I still haven't unsubscribed from them...


----------



## CorgiPaws (Mar 31, 2009)

They look like decent products, as far as commercial pet food goes. I think a lot of the stuff is borderling mimicking other products on the market, but that's what any commercial industry does.

I'm pleased that Blue has put money into marketing via tv commercials. All of the really crappy foods are the ones you see all over tv (pedigree, iams, eukanuba, beneful, kibbles n bits, etc) and I think a lot of people buy them because the commercials tell them how great and healthy they are and they don't even give it a second thought. Wal Mart even uses Milk Bones and Beneful products in their commercials. You know, those "is his Beneful any less nutritious because I bought it at wal mart" commercials. Hopefully, the Blue commercials will at least get people reading labels and learning more, ya know. 

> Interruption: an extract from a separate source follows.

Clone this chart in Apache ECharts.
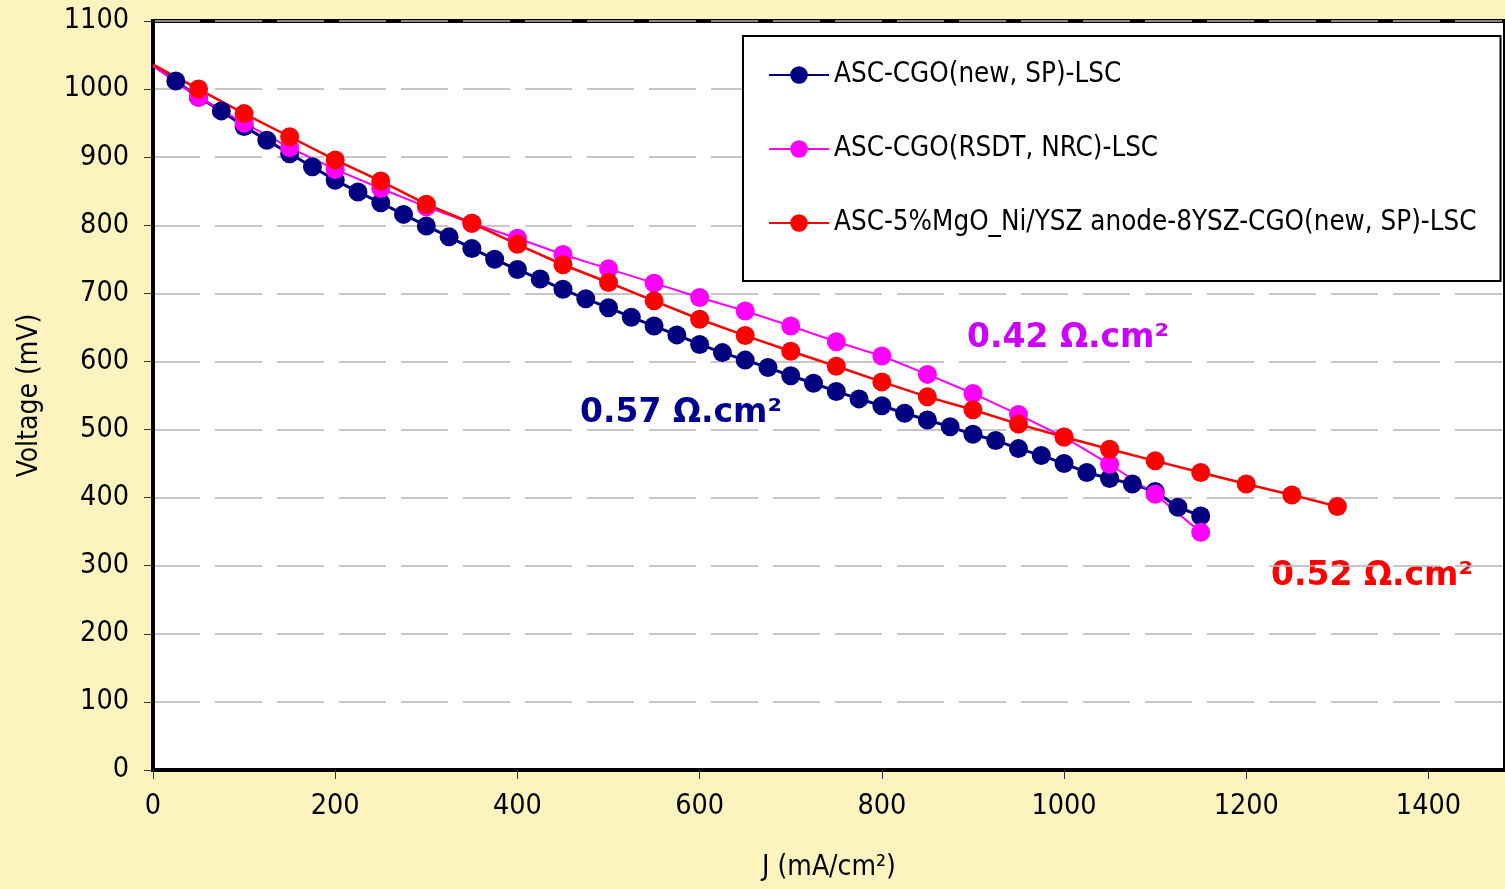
<!DOCTYPE html>
<html>
<head>
<meta charset="utf-8">
<title>Voltage vs J</title>
<script src="https://cdn.jsdelivr.net/npm/echarts@6.0.0/dist/echarts.min.js"></script>
<style>
    html, body { margin: 0; padding: 0; background: #FCF3BF; }
    #chart { width: 1505px; height: 889px; }
</style>
</head>
<body>
<div id="chart"></div>
<script>
// 各曲线数据 (J: mA/cm2, V: mV)，第一个点是 J=0 处的开路电压，不画标记
var blueName = 'ASC-CGO(new, SP)-LSC';
var blueJ = [0, 25, 50, 75, 100, 125, 150, 175, 200, 225, 250, 275, 300, 325, 350, 375, 400, 425, 450, 475, 500,
    525, 550, 575, 600, 625, 650, 675, 700, 725, 750, 775, 800, 825, 850, 875, 900, 925, 950, 975, 1000,
    1025, 1050, 1075, 1100, 1125, 1150];
var blueV = [1035, 1012, 988, 968, 945, 925, 905, 886, 866, 849, 833, 816, 799, 783, 766, 750, 735, 721, 706, 692, 679,
    665, 652, 639, 625, 613, 602, 591, 579, 568, 556, 545, 535, 524, 514, 504, 493, 484, 472, 462, 450,
    437, 428, 420, 409, 386, 373];

var pinkName = 'ASC-CGO(RSDT, NRC)-LSC';
var pinkJ = [0, 50, 100, 150, 200, 250, 300, 350, 400, 450, 500, 550, 600, 650, 700, 750, 800, 850, 900, 950, 1000,
    1050, 1100, 1150];
var pinkV = [1034, 988, 950, 914, 882, 854, 827, 803, 781, 757, 736, 715, 694, 674, 652, 629, 608, 581, 553, 522, 489,
    449, 405, 349];

var redName = 'ASC-5%MgO_Ni/YSZ anode-8YSZ-CGO(new, SP)-LSC';
var redJ = [0, 50, 100, 150, 200, 250, 300, 350, 400, 450, 500, 550, 600, 650, 700, 750, 800, 850, 900, 950, 1000,
    1050, 1100, 1150, 1200, 1250, 1300];
var redV = [1036, 1000, 964, 930, 896, 865, 831, 803, 772, 742, 716, 689, 662, 638, 615, 593, 570, 548, 529, 508, 489,
    471, 454, 437, 420, 404, 387];

// 面积比电阻标注
var asrTexts = ['0.57 Ω.cm²', '0.42 Ω.cm²', '0.52 Ω.cm²'];

var xTicks = { min: 0, max: 1484, step: 200 };
var yTicks = { min: 0, max: 1100, step: 100 };

var tickFont = 'DejaVu Sans Condensed';

/**
 * 把 J/V 两个数组拼成点，J=0 的点不画圆点
 */
function buildPoints(js, vs) {
    var pts = [];
    for (var i = 0; i < js.length; i++) {
        if (js[i] === 0) {
            pts.push({ value: [js[i], vs[i]], symbolSize: 0 });
        } else {
            pts.push([js[i], vs[i]]);
        }
    }
    return pts;
}

function makeSeries(name, js, vs, color, lw) {
    return {
        name: name,
        type: 'line',
        data: buildPoints(js, vs),
        symbol: 'circle',
        symbolSize: 19,
        showAllSymbol: true,
        lineStyle: { color: color, width: lw },
        itemStyle: { color: color },
        emphasis: { disabled: true },
        animation: false
    };
}

// 刻度不要千分位
function plainNum(v) {
    return String(v);
}

var chart = echarts.init(document.getElementById('chart'));

var option = {
    backgroundColor: '#FCF3BF',
    animation: false,
    grid: {
        left: 153,
        top: 21,
        right: -3,
        bottom: 119,
        show: true,
        backgroundColor: '#ffffff',
        borderColor: '#000000',
        borderWidth: 4
    },
    legend: {
        orient: 'vertical',
        left: 743,
        top: 36,
        padding: [25, 24, 44, 25],
        itemGap: 46,
        itemWidth: 60,
        itemHeight: 22,
        backgroundColor: '#ffffff',
        borderColor: '#000000',
        borderWidth: 2,
        textStyle: { fontFamily: tickFont, fontSize: 27.5, color: '#000000' },
        data: [blueName, pinkName, redName]
    },
    xAxis: {
        type: 'value',
        min: xTicks.min,
        max: xTicks.max,
        interval: xTicks.step,
        name: 'J (mA/cm²)',
        nameLocation: 'middle',
        nameGap: 84,
        nameTextStyle: { fontFamily: tickFont, fontSize: 28, color: '#000000' },
        axisLine: { show: true, lineStyle: { color: '#000000', width: 4 } },
        axisTick: { show: true, inside: false, length: 9, lineStyle: { color: '#333333', width: 1 } },
        axisLabel: { showMaxLabel: false, margin: 22, fontFamily: tickFont, fontSize: 28.5, color: '#000000', formatter: plainNum },
        splitLine: { show: false }
    },
    yAxis: {
        type: 'value',
        min: yTicks.min,
        max: yTicks.max,
        interval: yTicks.step,
        name: 'Voltage (mV)',
        nameLocation: 'middle',
        nameGap: 109,
        nameRotate: 90,
        nameTextStyle: { fontFamily: tickFont, fontSize: 28, color: '#000000' },
        axisLine: { show: true, lineStyle: { color: '#000000', width: 4 } },
        axisTick: { show: true, inside: false, length: 9, lineStyle: { color: '#333333', width: 1 } },
        axisLabel: { margin: 24, fontFamily: tickFont, fontSize: 28.5, color: '#000000', formatter: plainNum },
        splitLine: { show: true, lineStyle: { color: '#b4b4b4', width: 1.5, type: [47, 15] } }
    },
    graphic: [
        { type: 'text', left: 580, top: 397, style: { text: asrTexts[0], fill: '#000090', font: 'bold 33px "DejaVu Sans"' } },
        { type: 'text', left: 967, top: 322, style: { text: asrTexts[1], fill: '#CC00FF', font: 'bold 33px "DejaVu Sans"' } },
        { type: 'text', left: 1271, top: 560, style: { text: asrTexts[2], fill: '#FF0000', font: 'bold 33px "DejaVu Sans"' } }
    ],
    series: [
        makeSeries(blueName, blueJ, blueV, '#000080', 3),
        makeSeries(pinkName, pinkJ, pinkV, '#FF00FF', 2),
        makeSeries(redName, redJ, redV, '#FF0000', 2.5)
    ]
};

chart.setOption(option);
</script>
</body>
</html>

Whoops, sorry, ever so slightly off topic. lol


----------



## Todd (Jan 13, 2010)

is blue grain free?for some reason i didnt think it was.


----------



## malluver1005 (Nov 15, 2009)

No it's not grain free. I'm not sure about the wilderness though...


----------



## Todd (Jan 13, 2010)

malluver1005 said:


> No it's not grain free. I'm not sure about the wilderness though...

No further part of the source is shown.